Dari hasil penambahan jumlah personal portir ini pemasukan stasiun pun bertambah. Terbukti di loket pintu Utara, yang sebelum adanya portir meraup penjualan karcis rata – rata hanya Rp. 2,5 – 2,9 juta / hari di bulan September , semenjak adanya ‘pasukan’ ini mulai bulan Oktober penjualan karcisnya melonjak menjadi rata – rata Rp. 5 – 6 juta per hari. Program ini pun merambah ke penjualan abonemen, Saat rekapitulasi pendapatan bulanan, loket Ltara mengalami penurunan pendapatan kembali ke angka Rp. 2,9 juta per hari, namun penjulan abunemen meningkat menjadi dua kali dari bulan sebelumnya.

Dari hasil ini, pun Stasiun Bojonggede masih memiliki program penjualan Abunemen yang diperpanjang hingga tanggal 12 setiap bulannya dengan persetujuan Kasie Angkutan Penumpang dan Kaur Keuangan untuk menjaring lebih banyak konsumen. Hal lain juga dilakukan oleh Sta BJD untuk mengantisipasi kelangkaan abunemen yaitu dengan cara mengambil jatah stasiun layang (Cikini - Jayakarta) sejumlah 1000 unit abonemen.
Fasilitas stasiun yang sempat kami tanyakan juga adalah Plang Nama Stasiun Bojonggede yang menurut kami cukup menganggu pandangan ke arah Selatan saat KRL dari Bogor akan melintas. Gangguan ini terutama dirasakan oleh pengguna jasa yang datang dari arah perumahan Gaperi 1 atau sebelah timar. Hal ini juga menyangkut keselamatan pengguna jasa. Pihak stasiun berjanji akan mengatisipasi hal-hal yang dikhawatirkan tersebut dengan menambahkan speaker di dekat pintu masuk peron 3 untuk memberitahukan kedatangan kereta dan memperingatkan bahaya yang ada.

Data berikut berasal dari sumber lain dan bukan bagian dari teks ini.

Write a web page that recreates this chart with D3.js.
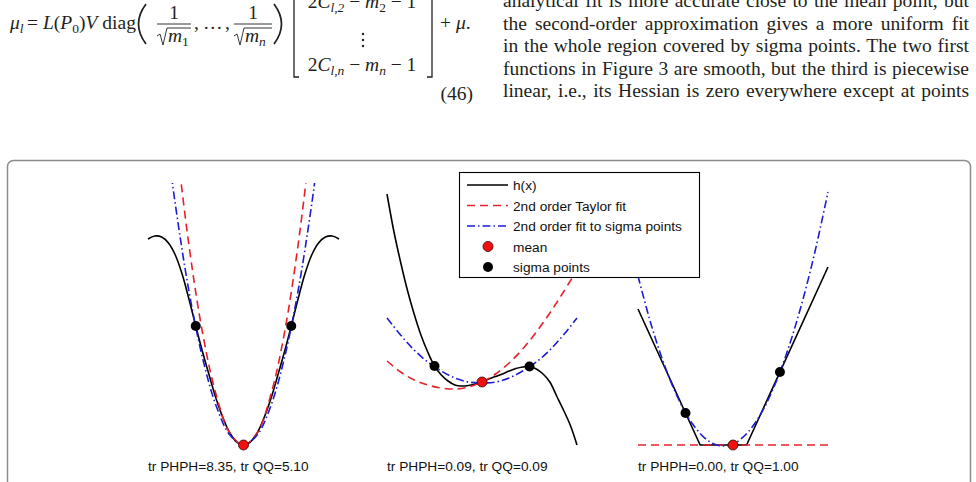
<!DOCTYPE html>
<html>
<head>
<meta charset="utf-8">
<script src="https://cdn.jsdelivr.net/npm/d3@7"></script>
<style>
  body { margin: 0; background: #fff; }
  svg { display: block; }
  .serif { font-family: "Liberation Serif", "DejaVu Serif", serif; fill: #231f20; }
  .sans { font-family: "Liberation Sans", Arial, sans-serif; fill: #111; }
</style>
</head>
<body>
<svg id="canvas" width="976" height="482"></svg>
<script>
// ---------- values ----------
const panelLabels = ["tr PHPH=8.35, tr QQ=5.10", "tr PHPH=0.09, tr QQ=0.09", "tr PHPH=0.00, tr QQ=1.00"];
const legendLabels = ["h(x)", "2nd order Taylor fit", "2nd order fit to sigma points", "mean", "sigma points"];

// panel 1 (smooth, symmetric)
const p1hX = [-3.5,-3.25,-3,-2.75,-2.5,-2.25,-2,-1.75,-1.5,-1.25,-1,-0.75,-0.5,-0.25,0,0.25,0.5,0.75,1,1.25,1.5,1.75,2,2.25,2.5,2.75,3,3.25,3.5];
const p1hY = [2.06,2.09,2.08,2.02,1.90,1.71,1.46,1.19,0.93,0.69,0.46,0.27,0.12,0.03,0,0.03,0.12,0.27,0.46,0.69,0.93,1.19,1.46,1.71,1.90,2.02,2.08,2.09,2.06];
const p1taylorX = [-2.5,-2,-1.5,-1,-0.5,0,0.5,1,1.5,2,2.5];
const p1taylorY = [3.12,2.0,1.12,0.5,0.12,0,0.12,0.5,1.12,2.0,3.12];
const p1fitX = [-3,-2.5,-2,-1.5,-1,-0.5,0,0.5,1,1.5,2,2.5,3];
const p1fitY = [3.46,2.41,1.54,0.87,0.39,0.10,0,0.10,0.39,0.87,1.54,2.41,3.46];
const p1sigmaX = [-1.75, 1.75], p1sigmaY = [1.19, 1.19];
const p1meanX = [0], p1meanY = [0];

// panel 2 (cubic-like)
const p2hX = [-3.5,-3.25,-3,-2.75,-2.5,-2.25,-2,-1.75,-1.5,-1.25,-1,-0.75,-0.5,-0.25,0,0.25,0.5,0.75,1,1.25,1.5,1.75,2,2.25,2.5,2.75,3,3.25,3.5];
const p2hY = [1.88,1.51,1.20,0.92,0.68,0.47,0.30,0.16,0.07,0.01,-0.03,-0.04,-0.035,-0.02,0,0.03,0.055,0.08,0.11,0.135,0.15,0.155,0.13,0.08,0.0,-0.14,-0.28,-0.43,-0.63];
const p2taylorX = [-3.5,-3,-2.5,-2,-1.5,-1,-0.5,0,0.5,1,1.5,2,2.5,3,3.5];
const p2taylorY = [0.21,0.10,0.02,-0.03,-0.06,-0.07,-0.05,0,0.08,0.19,0.33,0.50,0.69,0.90,1.12];
const p2fitX = [-3.5,-3,-2.5,-2,-1.5,-1,-0.5,0,0.5,1,1.5,2,2.5,3,3.5];
const p2fitY = [0.64,0.47,0.32,0.20,0.11,0.04,0.0,-0.01,0.0,0.04,0.11,0.20,0.32,0.47,0.64];
const p2sigmaX = [-1.75, 1.75], p2sigmaY = [0.16, 0.155];
const p2meanX = [0], p2meanY = [0];

// panel 3 (piecewise linear)
const p3hX = [-3.5,-1.21,0.5,3.5];
const p3hY = [1.36,0,0,1.78];
const p3taylorX = [-3.5, 3.5];
const p3taylorY = [0, 0];
const p3fitX = [-3.5,-3,-2.5,-2,-1.5,-1,-0.5,0,0.5,1,1.5,2,2.5,3,3.5];
const p3fitY = [1.69,1.19,0.78,0.455,0.215,0.06,-0.007,0.01,0.113,0.30,0.575,0.935,1.38,1.91,2.53];
const p3sigmaX = [-1.75, 1.73], p3sigmaY = [0.32, 0.73];
const p3meanX = [0], p3meanY = [0];

// paragraph lines at the top right
const paraLines = [
  "analytical fit is more accurate close to the mean point, but",
  "the second-order approximation gives a more uniform fit",
  "in the whole region covered by sigma points. The two first",
  "functions in Figure 3 are smooth, but the third is piecewise",
  "linear, i.e., its Hessian is zero everywhere except at points"
];

const zip = (xs, ys) => xs.map((x, i) => ({x: x, y: ys[i]}));

const panels = [
  {label: panelLabels[0], xRange: [148, 339], yDomain: [0, 2.62], smooth: true,
   h: zip(p1hX, p1hY), taylor: zip(p1taylorX, p1taylorY), fit: zip(p1fitX, p1fitY),
   sigma: zip(p1sigmaX, p1sigmaY), mean: zip(p1meanX, p1meanY)},
  {label: panelLabels[1], xRange: [387, 577], yDomain: [-0.63, 1.99], smooth: true,
   h: zip(p2hX, p2hY), taylor: zip(p2taylorX, p2taylorY), fit: zip(p2fitX, p2fitY),
   sigma: zip(p2sigmaX, p2sigmaY), mean: zip(p2meanX, p2meanY)},
  {label: panelLabels[2], xRange: [638, 828], yDomain: [0, 2.62], smooth: false,
   h: zip(p3hX, p3hY), taylor: zip(p3taylorX, p3taylorY), fit: zip(p3fitX, p3fitY),
   sigma: zip(p3sigmaX, p3sigmaY), mean: zip(p3meanX, p3meanY)}
];

const RED = "#e8202a", BLUE = "#1c1cd6";
const plotTop = 183, plotBottom = 445;

let svg = d3.select("#canvas");

//---------- text above the figure ----------
// paragraph, justified with word spacing
const colLeft = 503, colWidth = 466;
const paraBase = [7, 29.5, 52, 74.5, 97];
paraLines.forEach((s, i) => {
  const t = svg.append("text")
    .attr("class", "serif")
    .attr("x", colLeft)
    .attr("y", paraBase[i])
    .style("font-size", "19.5px")
    .text(s);
  const len = t.node().getComputedTextLength();
  const spaces = s.split(" ").length - 1;
  t.attr("word-spacing", (colWidth - len) / spaces);
});

// equation (46)
const eq = svg.append("g").attr("class", "serif").style("font-size", "19.5px");
function mtext(x, y, parts, anchor) {
  const t = eq.append("text").attr("x", x).attr("y", y).attr("text-anchor", anchor || "start");
  let shift = 0;
  parts.forEach(p => {
    const sub = p[1].indexOf("s") >= 0;
    const want = sub ? 4 : 0;
    t.append("tspan")
      .attr("dy", want - shift)
      .style("font-style", p[1].indexOf("i") >= 0 ? "italic" : "normal")
      .style("font-size", sub ? "13.5px" : null)
      .text(p[0]);
    shift = want;
  });
  return t;
}
const B = 29;
mtext(10, B, [["μ", "i"], ["l", "is"]]);
mtext(27, B, [["=", "r"]]);
mtext(43, B, [["L", "i"], ["(", "r"], ["P", "i"], ["0", "s"], [")", "r"], ["V", "i"], [" diag", "r"]]);

// big parentheses
eq.append("path").attr("d", "M146,4 Q131,24 146,44").attr("fill", "none").attr("stroke", "#231f20").attr("stroke-width", 1.7);
eq.append("path").attr("d", "M274,4 Q289,24 274,44").attr("fill", "none").attr("stroke", "#231f20").attr("stroke-width", 1.7);

// fractions 1/sqrt(m)
function frac(x0, x1, subTxt) {
  mtext((x0 + x1) / 2, 19, [["1", "r"]], "middle");
  eq.append("line").attr("x1", x0).attr("x2", x1).attr("y1", 24).attr("y2", 24)
    .attr("stroke", "#231f20").attr("stroke-width", 0.9);
  eq.append("path")
    .attr("d", `M${x0},36 L${x0 + 3},34 L${x0 + 6},45 L${x0 + 10},28 L${x1},28`)
    .attr("fill", "none").attr("stroke", "#231f20").attr("stroke-width", 0.9);
  mtext(x0 + 11, 42, [["m", "i"], [subTxt, subTxt === "n" ? "is" : "s"]]);
}
frac(157, 191, "1");
mtext(194, B, [[",", "r"]]);
mtext(203, B, [["…", "r"]]);
mtext(225, B, [[",", "r"]]);
frac(234, 272, "n");

// matrix brackets and rows
eq.append("path").attr("d", "M299,-5 L294,-5 L294,77 L299,77").attr("fill", "none").attr("stroke", "#231f20").attr("stroke-width", 1.3);
eq.append("path").attr("d", "M427,-5 L432,-5 L432,77 L427,77").attr("fill", "none").attr("stroke", "#231f20").attr("stroke-width", 1.3);
mtext(362, 8, [["2", "r"], ["C", "i"], ["l,2", "is"], [" − ", "r"], ["m", "i"], ["2", "s"], [" − 1", "r"]], "middle");
mtext(362, 71, [["2", "r"], ["C", "i"], ["l,n", "is"], [" − ", "r"], ["m", "i"], ["n", "is"], [" − 1", "r"]], "middle");
eq.selectAll("circle.vd").data([34, 40, 46]).join("circle")
  .attr("class", "vd").attr("cx", 363).attr("cy", d => d).attr("r", 1.2).attr("fill", "#231f20");
mtext(440, B, [["+ ", "r"], ["μ", "i"], [".", "r"]]);
mtext(473, 100, [["(46)", "r"]], "end");

//---------- the figure ----------
svg.append("rect")
  .attr("x", 7.5).attr("y", 160.5)
  .attr("width", 963).attr("height", 400)
  .attr("rx", 6)
  .attr("fill", "none")
  .attr("stroke", "#8c8c8c")
  .attr("stroke-width", 1.5);

const defs = svg.append("defs");

panels.forEach((p, k) => {
  const x = d3.scaleLinear().domain([-3.5, 3.5]).range(p.xRange);
  const y = d3.scaleLinear().domain(p.yDomain).range([plotBottom, plotTop]);

  // clip the fits at the top of the axes
  defs.append("clipPath").attr("id", "clip" + k)
    .append("rect")
    .attr("x", p.xRange[0] - 3).attr("y", plotTop)
    .attr("width", p.xRange[1] - p.xRange[0] + 6).attr("height", 20 + plotBottom - plotTop);

  const g = svg.append("g");
  const lines = g.append("g").attr("clip-path", `url(#clip${k})`);

  const smooth = d3.line().x(d => x(d.x)).y(d => y(d.y)).curve(d3.curveCatmullRom.alpha(0.5));
  const straight = d3.line().x(d => x(d.x)).y(d => y(d.y));

  lines.append("path")
    .attr("d", (p.smooth ? smooth : straight)(p.h))
    .attr("fill", "none").attr("stroke", "#000").attr("stroke-width", 1.6);

  lines.append("path")
    .attr("d", smooth(p.taylor))
    .attr("fill", "none").attr("stroke", RED).attr("stroke-width", 1.6)
    .attr("stroke-dasharray", "8,5");

  lines.append("path")
    .attr("d", smooth(p.fit))
    .attr("fill", "none").attr("stroke", BLUE).attr("stroke-width", 1.6)
    .attr("stroke-dasharray", "8,3,1.5,3");

  g.selectAll("circle.sigma").data(p.sigma).join("circle")
    .attr("class", "sigma")
    .attr("cx", d => x(d.x)).attr("cy", d => y(d.y))
    .attr("r", 5).attr("fill", "#000");

  g.selectAll("circle.mean").data(p.mean).join("circle")
    .attr("class", "mean")
    .attr("cx", d => x(d.x)).attr("cy", d => y(d.y))
    .attr("r", 5).attr("fill", "#f01010").attr("stroke", "#300").attr("stroke-width", 0.8);

  g.append("text")
    .attr("class", "sans")
    .attr("x", p.xRange[0])
    .attr("y", 471)
    .style("font-size", "13.7px")
    .text(p.label);
});

//---------- legend ----------
const lg = svg.append("g");
lg.append("rect")
  .attr("x", 459.5).attr("y", 172.5)
  .attr("width", 240).attr("height", 105)
  .attr("fill", "#fff").attr("stroke", "#000").attr("stroke-width", 1.1);

const rowY = d3.scalePoint().domain(legendLabels).range([185, 267]);
const styles = [
  {stroke: "#000", dash: null},
  {stroke: RED, dash: "8,5"},
  {stroke: BLUE, dash: "8,3,1.5,3"}
];
legendLabels.forEach((lab, i) => {
  const cy = rowY(lab);
  if (i < 3) {
    lg.append("line")
      .attr("x1", 467).attr("x2", 508).attr("y1", cy).attr("y2", cy)
      .attr("stroke", styles[i].stroke).attr("stroke-width", 1.4)
      .attr("stroke-dasharray", styles[i].dash);
  } else {
    lg.append("circle")
      .attr("cx", 488).attr("cy", cy).attr("r", 5)
      .attr("fill", i === 3 ? "#f01010" : "#000")
      .attr("stroke", i === 3 ? "#300" : "none").attr("stroke-width", 0.8);
  }
  lg.append("text")
    .attr("class", "sans")
    .attr("x", 513).attr("y", cy + 5)
    .style("font-size", "13.7px")
    .text(lab);
});
</script>
</body>
</html>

Masalah perbaikan fasilitas lainnya yang saat ini sedang dikerjakan oleh pihak Stasiun BJD adalah pengurasan ballast. Hal ini untuk menjamin agar kelenturan rel dan keselamatan perjalanan KA. Seperti diketahui, sudah hampir 3 bulan terakhir ini rel di jalur satu dan dua di Stasiun BJD bercampur antara kerikil ballast dan lumpur yang jatuh ke rel seiring musim penghujan.Hal ini dilakukan dilakukan untuk menjamin keselamatan semua pihak.